Typically, the Heat are considered "winners." If you ask Boyle, though, their fanbase is comprised of nothing but losers.
Speaking late in the fourth quarter of Indiana's Game 2 win over Miami, Boyle ripped the Heat's so-called "fans" for leaving with their team only down by three.
“We are literally sitting in the crowd here," he said, via Beyond The Buzzer. "These losers are leaving, they are flocking to the exits with their team down by three. This city does not only not deserve this team, they don’t deserve any team.”
Boyle wasn't taking any hyperbolic jabs, either. He simply boarded the bandwagon that exists only to scorn the Heat's alleged bandwagoners.
The Miami faithful are often chastised for being, well, unfaithful. They're depicted as trend addicts who follow the Heat out of sheer convenience rather than altruistic supporters who remain vested in their team no matter what.
Forget that the Heat ranked third in attendance this past season.

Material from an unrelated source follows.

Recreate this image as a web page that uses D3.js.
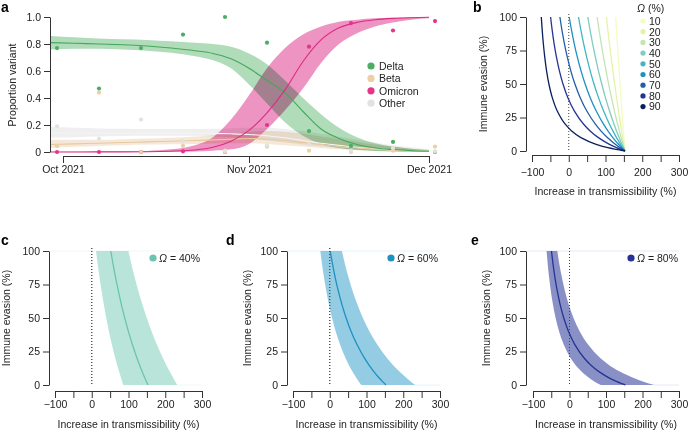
<!DOCTYPE html>
<html><head><meta charset="utf-8">
<script src="https://cdn.jsdelivr.net/npm/d3@7"></script>
<style>
body{margin:0;background:#fff;}
svg{font-family:"Liberation Sans",Arial,Helvetica,sans-serif;}
.axis text{font-size:10.5px;fill:#222;}
.axis path,.axis line{stroke:#333;stroke-width:1;}
.lbl{font-size:10.5px;fill:#222;}
.plabel{font-size:14px;font-weight:bold;fill:#000;}
</style></head><body><svg id="chart" width="689" height="431"></svg>
<script>
// ---------- Panel a data ----------
const fitDays = [-2,2,6,10,14,18,22,25,28,31,34,37,40,43,46,49,52,55,58,61];
const deltaFit = [0.81,0.805,0.80,0.795,0.785,0.77,0.75,0.73,0.69,0.62,0.53,0.44,0.30,0.17,0.10,0.055,0.03,0.018,0.01,0.006];
const deltaLo  = [0.76,0.765,0.765,0.76,0.75,0.735,0.71,0.68,0.62,0.50,0.36,0.22,0.12,0.06,0.03,0.015,0.008,0.004,0.002,0.001];
const deltaHi  = [0.86,0.85,0.84,0.835,0.83,0.82,0.81,0.80,0.78,0.73,0.65,0.53,0.40,0.28,0.18,0.11,0.065,0.04,0.025,0.015];
const omicronFit = [0,0,0.001,0.001,0.002,0.006,0.015,0.035,0.08,0.16,0.29,0.46,0.67,0.83,0.92,0.96,0.98,0.99,0.995,0.998];
const omicronLo  = [0,0,0,0,0.001,0.002,0.004,0.01,0.02,0.06,0.17,0.31,0.47,0.66,0.80,0.88,0.93,0.96,0.98,0.99];
const omicronHi  = [0.002,0.002,0.003,0.004,0.008,0.02,0.05,0.11,0.24,0.42,0.62,0.77,0.87,0.93,0.965,0.98,0.99,0.995,0.998,0.999];
const betaFit = [0.055,0.06,0.065,0.07,0.075,0.08,0.085,0.09,0.095,0.10,0.095,0.085,0.07,0.055,0.04,0.03,0.02,0.013,0.008,0.005];
const betaLo  = [0.03,0.038,0.045,0.05,0.055,0.058,0.06,0.063,0.065,0.065,0.06,0.05,0.04,0.03,0.02,0.013,0.008,0.005,0.003,0.002];
const betaHi  = [0.09,0.09,0.09,0.095,0.10,0.105,0.115,0.125,0.135,0.15,0.155,0.15,0.135,0.115,0.095,0.075,0.055,0.04,0.025,0.015];
const otherFit = [0.14,0.14,0.14,0.14,0.14,0.14,0.14,0.138,0.135,0.13,0.12,0.105,0.085,0.065,0.05,0.035,0.025,0.015,0.01,0.006];
const otherLo  = [0.105,0.11,0.115,0.118,0.12,0.12,0.12,0.115,0.11,0.10,0.085,0.07,0.055,0.04,0.028,0.018,0.012,0.007,0.004,0.002];
const otherHi  = [0.185,0.18,0.175,0.172,0.17,0.17,0.17,0.172,0.175,0.18,0.18,0.17,0.155,0.135,0.115,0.09,0.07,0.05,0.035,0.02];

const obsDays = [-1,6,13,20,27,34,41,48,55,62];
const deltaObs   = [0.77,0.47,0.77,0.87,1.0,0.81,0.155,0.045,0.075,0.0];
const betaObs    = [0.045,0.44,0.0,0.045,0.0,0.04,0.01,0.0,0.01,0.04];
const otherObs   = [0.19,0.10,0.24,0.08,0.01,0.05,0.055,0.01,0.03,0.005];
const omicronObs = [0.0,0.0,0.0,0.005,0.0,0.2,0.78,0.955,0.90,0.97];

const variantNames = ["Delta","Beta","Omicron","Other"];
const variantColors = ["#4cae62","#eccfa6","#e3358c","#e2e2e2"];
const dateTicks = ["2021-10-01","2021-11-01","2021-12-01"];
const propTicks = [0,0.2,0.4,0.6,0.8,1.0];

// ---------- Panels b-e data ----------
const evasion = [0,2.5,5,10,15,20,30,40,50,60,70,80,90,100];
const omegaLevels = [10,20,30,40,50,60,70,80,90];
const omegaColors = ["#f6fbc0","#e4f4a6","#c2e6b2","#7fcdbb","#41b6c4","#1d91c0","#225ea8","#253494","#0b1f5e"];
const trans10 = [153,152.3,151.6,150.2,148.9,147.5,144.8,142.2,139.7,137.2,134.7,132.3,130,127.7];
const trans20 = [153,151.4,149.9,146.8,143.9,141,135.3,130,124.9,120,115.3,110.8,106.5,102.4];
const trans30 = [153,150.3,147.7,142.6,137.7,133,124.2,116,108.4,101.3,94.6,88.4,82.6,77.1];
const trans40 = [153,148.9,144.8,137.2,130,123.2,110.8,99.7,89.8,80.7,72.5,65,58.1,51.8];
const trans50 = [153,146.8,141,130,120,110.8,94.6,80.7,68.7,58.1,48.8,40.6,33.2,26.5];
const trans60 = [153,143.9,135.3,120,106.5,94.6,74.5,58.1,44.6,33.2,23.4,15,7.7,1.2];
const trans70 = [153,139.1,126.6,105.1,87.4,72.5,48.8,30.9,16.8,5.4,-3.9,-11.7,-18.4,-24.1];
const trans80 = [153,130,110.8,80.7,58.1,40.6,15,-2.7,-15.7,-25.6,-33.4,-39.8,-45,-49.4];
const trans90 = [153,106.5,74.5,33,7.7,-9.6,-31.6,-45,-54,-60.5,-65.3,-69.1,-72.2,-74.7];
const transByOmega = [trans10,trans20,trans30,trans40,trans50,trans60,trans70,trans80,trans90];

const band40Lo = [86,83,80,74.4,69.1,64.1,55,46.8,39.5,32.9,26.8,21.3,16.3,11.6];
const band40Hi = [233,227.5,222.3,212.2,202.7,193.8,177.5,162.9,149.8,137.9,127,117.2,108.1,99.8];
const band60Lo = [86,79.3,73,61.7,51.8,43.1,28.3,16.3,6.3,-2.1,-9.3,-15.5,-20.9,-25.6];
const band60Hi = [233,221,209.8,189.6,171.8,156.2,129.7,108.1,90.3,75.3,62.4,51.4,41.7,33.2];
const band80Lo = [86,69.1,55,32.9,16.3,3.3,-15.5,-28.5,-38,-45.3,-51.1,-55.7,-59.6,-62.8];
const band80Hi = [233,202.7,177.5,137.9,108.1,85,51.4,28.1,11,-2.1,-12.4,-20.7,-27.6,-33.4];

const transTicks = [-100,-50,0,50,100,150,200,250,300];
const evasionTicks = [0,25,50,75,100];

// ---------- drawing ----------
const svg = d3.select("#chart");
const dayDate = d => new Date(Date.UTC(2021,9,1) + d*86400000);

// Panel a
const xa = d3.scaleUtc().domain([dayDate(0), dayDate(61)]).range([63,429]);
const ya = d3.scaleLinear().domain([0,1]).range([152,17]);
const ga = svg.append("g");

ga.append("g").attr("class","axis").attr("transform","translate(0,156)")
  .call(d3.axisBottom(xa).tickValues(dateTicks.map(s=>new Date(s+"T00:00:00Z")))
    .tickFormat(d3.utcFormat("%b %Y")).tickSize(7).tickSizeOuter(0).tickPadding(3));
ga.append("g").attr("class","axis").attr("transform","translate(50,0)")
  .call(d3.axisLeft(ya).tickValues(propTicks).tickFormat(d=>d===0?"0":d3.format(".1f")(d))
    .tickSize(6).tickSizeOuter(0).tickPadding(3));
ga.append("text").attr("class","lbl").attr("font-size","11px")
  .attr("transform","translate(16,85) rotate(-90)").attr("text-anchor","middle").text("Proportion variant");

const fits = [
  {name:"Other", fit:otherFit, lo:otherLo, hi:otherHi, band:"#e4e4e4", op:0.6, line:"#f4f4f4"},
  {name:"Beta", fit:betaFit, lo:betaLo, hi:betaHi, band:"#edd6b8", op:0.55, line:"#e8c9a0"},
  {name:"Delta", fit:deltaFit, lo:deltaLo, hi:deltaHi, band:"#7cc48a", op:0.6, line:"#45a85c"},
  {name:"Omicron", fit:omicronFit, lo:omicronLo, hi:omicronHi, band:"#e566a8", op:0.7, line:"#de2a85"}
];
const area = d3.area().x(d=>xa(dayDate(d.day))).y0(d=>ya(d.lo)).y1(d=>ya(d.hi)).curve(d3.curveMonotoneX);
const line = d3.line().x(d=>xa(dayDate(d.day))).y(d=>ya(d.v)).curve(d3.curveMonotoneX);
fits.forEach(f=>{
  const rows = fitDays.map((day,i)=>({day, lo:f.lo[i], hi:f.hi[i]}));
  ga.append("path").attr("d",area(rows)).attr("fill",f.band).attr("fill-opacity",f.op)
    .style("mix-blend-mode","multiply");
});
fits.forEach(f=>{
  const rows = fitDays.map((day,i)=>({day, v:f.fit[i]}));
  ga.append("path").attr("d",line(rows)).attr("fill","none").attr("stroke",f.line).attr("stroke-width",1.1);
});
const obsSets = [
  {vals:deltaObs, col:variantColors[0]},
  {vals:omicronObs, col:variantColors[2]},
  {vals:betaObs, col:variantColors[1]},
  {vals:otherObs, col:variantColors[3]}
];
obsSets.forEach(s=>{
  ga.selectAll(null).data(obsDays.map((d,i)=>({d, v:s.vals[i]}))).enter().append("circle")
    .attr("cx",p=>xa(dayDate(p.d))).attr("cy",p=>ya(p.v)).attr("r",2.1).attr("fill",s.col);
});
const legA = ga.append("g");
variantNames.forEach((n,i)=>{
  const y = 66 + i*12.4;
  legA.append("circle").attr("cx",371).attr("cy",y).attr("r",3.6).attr("fill",variantColors[i]);
  legA.append("text").attr("class","lbl").attr("font-size","11px").attr("x",379).attr("y",y+4).text(n);
});
svg.append("text").attr("class","plabel").attr("x",1).attr("y",12).text("a");

// Generic axes for b-e
function panelAxes(g, x, y, axisY, yAxisX, ylabX, xlabY, tickLabOffset){
  g.append("g").attr("class","axis").attr("transform",`translate(0,${axisY})`)
    .call(d3.axisBottom(x).tickValues(transTicks).tickFormat(d=>d%100===0?d3.format("d")(d):"")
      .tickSize(7).tickSizeOuter(0).tickPadding(tickLabOffset));
  g.append("g").attr("class","axis").attr("transform",`translate(${yAxisX},0)`)
    .call(d3.axisLeft(y).tickValues(evasionTicks).tickSize(6).tickSizeOuter(0).tickPadding(3));
  const [y0,y1] = y.range();
  g.append("text").attr("class","lbl").attr("font-size","11px")
    .attr("transform",`translate(${ylabX},${(y0+y1)/2}) rotate(-90)`).attr("text-anchor","middle")
    .text("Immune evasion (%)");
  const [x0,x1] = x.range();
  g.append("text").attr("class","lbl").attr("font-size","11px")
    .attr("x",(x0+x1)/2).attr("y",xlabY).attr("text-anchor","middle").text("Increase in transmissibility (%)");
  g.append("line").attr("x1",x(0)).attr("x2",x(0)).attr("y1",y(100)-3).attr("y2",y(0))
    .attr("stroke","#444").attr("stroke-width",1).attr("stroke-dasharray","1,2");
}

// Panel b
const xb = d3.scaleLinear().domain([-100,300]).range([532,679]);
const yb = d3.scaleLinear().domain([0,100]).range([151,17]);
const gb = svg.append("g");
panelAxes(gb, xb, yb, 155, 526, 487, 195, 7);
const lineB = d3.line().x(d=>xb(d.t)).y(d=>yb(d.e)).curve(d3.curveMonotoneY);
transByOmega.forEach((arr,k)=>{
  const rows = evasion.map((e,i)=>({e, t:arr[i]})).reverse();
  gb.append("path").attr("d",lineB(rows)).attr("fill","none").attr("stroke",omegaColors[k]).attr("stroke-width",1.3);
});
const legB = gb.append("g");
const tB = legB.append("text").attr("class","lbl").attr("font-size","11px").attr("x",637).attr("y",12);
tB.append("tspan").attr("font-style","italic").text("Ω");
tB.append("tspan").text(" (%)");
omegaLevels.forEach((o,i)=>{
  const y = 21 + i*10.7;
  legB.append("circle").attr("cx",643).attr("cy",y).attr("r",2.6).attr("fill",omegaColors[i]);
  legB.append("text").attr("class","lbl").attr("x",649).attr("y",y+3.8).text(o);
});
svg.append("text").attr("class","plabel").attr("x",473).attr("y",12).text("b");

// Panels c, d, e
const lower = [
  {lab:"c", omega:40, lx:1, yAxisX:49, xr:[55,202], ylabX:10, fit:trans40, lo:band40Lo, hi:band40Hi, col:"#6cc4b0", bandCol:"#7fcdbb", bop:0.55, legX:153},
  {lab:"d", omega:60, lx:226, yAxisX:287, xr:[293,440], ylabX:251, fit:trans60, lo:band60Lo, hi:band60Hi, col:"#1d91c0", bandCol:"#2a9bc8", bop:0.5, legX:391},
  {lab:"e", omega:80, lx:471, yAxisX:526, xr:[533,679], ylabX:490, fit:trans80, lo:band80Lo, hi:band80Hi, col:"#253494", bandCol:"#3a46a0", bop:0.6, legX:631}
];
lower.forEach(p=>{
  const x = d3.scaleLinear().domain([-100,300]).range(p.xr);
  const y = d3.scaleLinear().domain([0,100]).range([385,251]);
  const g = svg.append("g");
  panelAxes(g, x, y, 391, p.yAxisX, p.ylabX, 428, 3);
  g.append("line").attr("x1",p.yAxisX+1).attr("x2",x(300)).attr("y1",y(100)).attr("y2",y(100))
    .attr("stroke",p.bandCol).attr("stroke-opacity",0.12);
  g.append("line").attr("x1",x(p.hi[0])).attr("x2",x(300)).attr("y1",y(0)).attr("y2",y(0))
    .attr("stroke",p.bandCol).attr("stroke-opacity",0.12);
  const rows = evasion.map((e,i)=>({e, lo:p.lo[i], hi:p.hi[i], t:p.fit[i]})).reverse();
  const ar = d3.area().y(d=>y(d.e)).x0(d=>x(d.lo)).x1(d=>x(d.hi)).curve(d3.curveMonotoneY);
  g.append("path").attr("d",ar(rows)).attr("fill",p.bandCol).attr("fill-opacity",p.bop);
  const ln = d3.line().y(d=>y(d.e)).x(d=>x(d.t)).curve(d3.curveMonotoneY);
  g.append("path").attr("d",ln(rows)).attr("fill","none").attr("stroke",p.col).attr("stroke-width",1.3);
  g.append("line").attr("x1",x(0)).attr("x2",x(0)).attr("y1",y(100)-3).attr("y2",y(0))
    .attr("stroke","#444").attr("stroke-width",1).attr("stroke-dasharray","1,2");
  g.append("circle").attr("cx",p.legX).attr("cy",258).attr("r",3.6).attr("fill",p.col);
  const t = g.append("text").attr("class","lbl").attr("font-size","11px").attr("x",p.legX+6).attr("y",262);
  t.append("tspan").attr("font-style","italic").text("Ω");
  t.append("tspan").text(" = " + p.omega + "%");
  svg.append("text").attr("class","plabel").attr("x",p.lx).attr("y",245).text(p.lab);
});
</script></body></html>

Loyalty isn't found in numbers. It's found in suffering and unconditional countenance, neither of which are rites of passage current Miami fans have been known to endure.
But is Boyle's assessment fair? Is he correct to categorize an entire fanbase under one stereotype? Does Miami, in fact, not deserve the Heat?

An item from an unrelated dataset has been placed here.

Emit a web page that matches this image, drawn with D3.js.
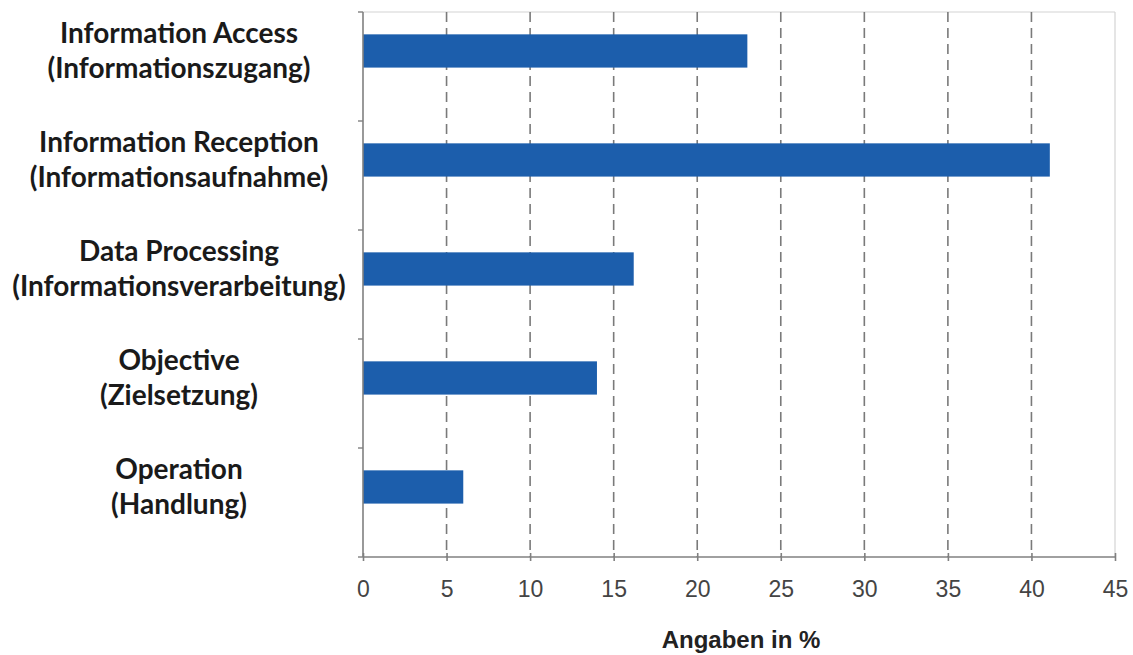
<!DOCTYPE html>
<html>
<head>
<meta charset="utf-8">
<script src="https://cdn.jsdelivr.net/npm/d3@7"></script>
<style>
  html, body { margin: 0; padding: 0; background: #fff; }
  svg { display: block; }
</style>
</head>
<body>
<svg id="chart" width="1133" height="655"></svg>
<script>
const categoriesEn = ["Information Access", "Information Reception", "Data Processing", "Objective", "Operation"];
const categoriesDe = ["(Informationszugang)", "(Informationsaufnahme)", "(Informationsverarbeitung)", "(Zielsetzung)", "(Handlung)"];
const values = [23.0, 41.1, 16.2, 14.0, 6.0];
const xTicks = [0, 5, 10, 15, 20, 25, 30, 35, 40, 45];
const xTitle = "Angaben in %";

const svg = d3.select("#chart");
const pLeft = 363, pRight = 1115, pTop = 12, pBottom = 557;

const x = d3.scaleLinear().domain([0, 45]).range([pLeft, pRight]);
const y = d3.scaleBand().domain(categoriesEn).range([pTop, pBottom]).padding(0);
const bw = y.bandwidth();
const barOff = bw * 0.205, barH = bw * 0.305;

// plot border (light)
svg.append("line").attr("x1", pLeft).attr("x2", pRight).attr("y1", pTop).attr("y2", pTop)
  .attr("stroke", "#d4d4d4").attr("stroke-width", 1.2);
svg.append("line").attr("x1", pRight).attr("x2", pRight).attr("y1", pTop).attr("y2", pBottom)
  .attr("stroke", "#d4d4d4").attr("stroke-width", 1.2);

// gridlines
svg.append("g").selectAll("line").data(xTicks.filter(t => t > 0 && t < 45)).join("line")
  .attr("x1", d => x(d)).attr("x2", d => x(d))
  .attr("y1", pTop).attr("y2", pBottom)
  .attr("stroke", "#7a7a7a").attr("stroke-width", 1.6)
  .attr("stroke-dasharray", "10,6");

// bars
svg.append("g").selectAll("rect").data(values).join("rect")
  .attr("x", x(0))
  .attr("y", (d, i) => y(categoriesEn[i]) + barOff)
  .attr("width", d => x(d) - x(0))
  .attr("height", barH)
  .attr("fill", "#1c5eac");

// x axis
const xAxis = d3.axisBottom(x).tickValues(xTicks).tickSize(8).tickSizeOuter(0).tickPadding(20);
const gx = svg.append("g").attr("transform", `translate(0,${pBottom - 4})`).call(xAxis);
gx.select(".domain").attr("stroke", "#808080").attr("stroke-width", 1.6).attr("d", `M${pLeft},4H${pRight}`);
gx.selectAll(".tick line").attr("stroke", "#808080").attr("stroke-width", 1.6);
gx.selectAll(".tick text")
  .attr("font-family", "'Liberation Sans', Arial, sans-serif")
  .attr("font-size", 23).attr("fill", "#444");

// y axis
const yEdges = categoriesEn.map(c => y(c)).concat([pBottom]);
svg.append("line").attr("x1", pLeft).attr("x2", pLeft).attr("y1", pTop).attr("y2", pBottom)
  .attr("stroke", "#808080").attr("stroke-width", 1.6);
svg.append("g").selectAll("line").data(yEdges).join("line")
  .attr("x1", pLeft - 5).attr("x2", pLeft).attr("y1", d => d).attr("y2", d => d)
  .attr("stroke", "#808080").attr("stroke-width", 1.4);

// category labels
const labX = 179;
const lab = svg.append("g").selectAll("g").data(categoriesEn).join("g")
  .attr("transform", d => `translate(${labX},${y(d) + barOff + barH / 2})`)
  .attr("font-family", "Lato, 'Open Sans', sans-serif")
  .attr("font-weight", 700).attr("font-size", 28).attr("fill", "#1a1a1a")
  .attr("text-anchor", "middle");
lab.append("text").attr("y", -8).text(d => d);
lab.append("text").attr("y", 27).text((d, i) => categoriesDe[i]);

// x title
svg.append("text").attr("x", 741).attr("y", 648)
  .attr("text-anchor", "middle")
  .attr("font-family", "'Liberation Sans', Arial, sans-serif")
  .attr("font-weight", 700).attr("font-size", 24).attr("fill", "#222")
  .text(xTitle);
</script>
</body>
</html>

Cases can be made for both sides. Miami was 15th in attendance during the 2009-10 season, when the Heat finished fifth in the Eastern Conference. After the Big Three's formation, their average attendance skyrocketed to fifth in the league, an increase that is hardly indicative of earnest fidelity.
To classify all of Miami as losers, however, is overly harsh. The Heat have bandwagon fans. All winners do—especially when those winners house the greatest player in the world, LeBron James.
Staunch Heat fans do exist, though. There are those who have reveled in the Heat winning before and languished in agony when they've lost. Yet the Miami of today continues to be defined by its pseudo fixtures, those who came out of the woodwork after Dwyane Wade orchestrated the arrivals of LeBron and Chris Bosh.
That isn't entirely fair.
Criticize those who cheer on the Heat for appearance's sake, but don't loop in the allegiant patrons who will remain resolute in their support regardless of the score.
What Boyle declared was all-encompassing and therefore wrong—as politically incorrect as those fans who abandoned their seats in a tightly contested game.
Besides, Boyle should have been encouraged by their departure. It lessened the likelihood of Paul George and the rest of the Pacers being flipped the bird on their way to the locker room.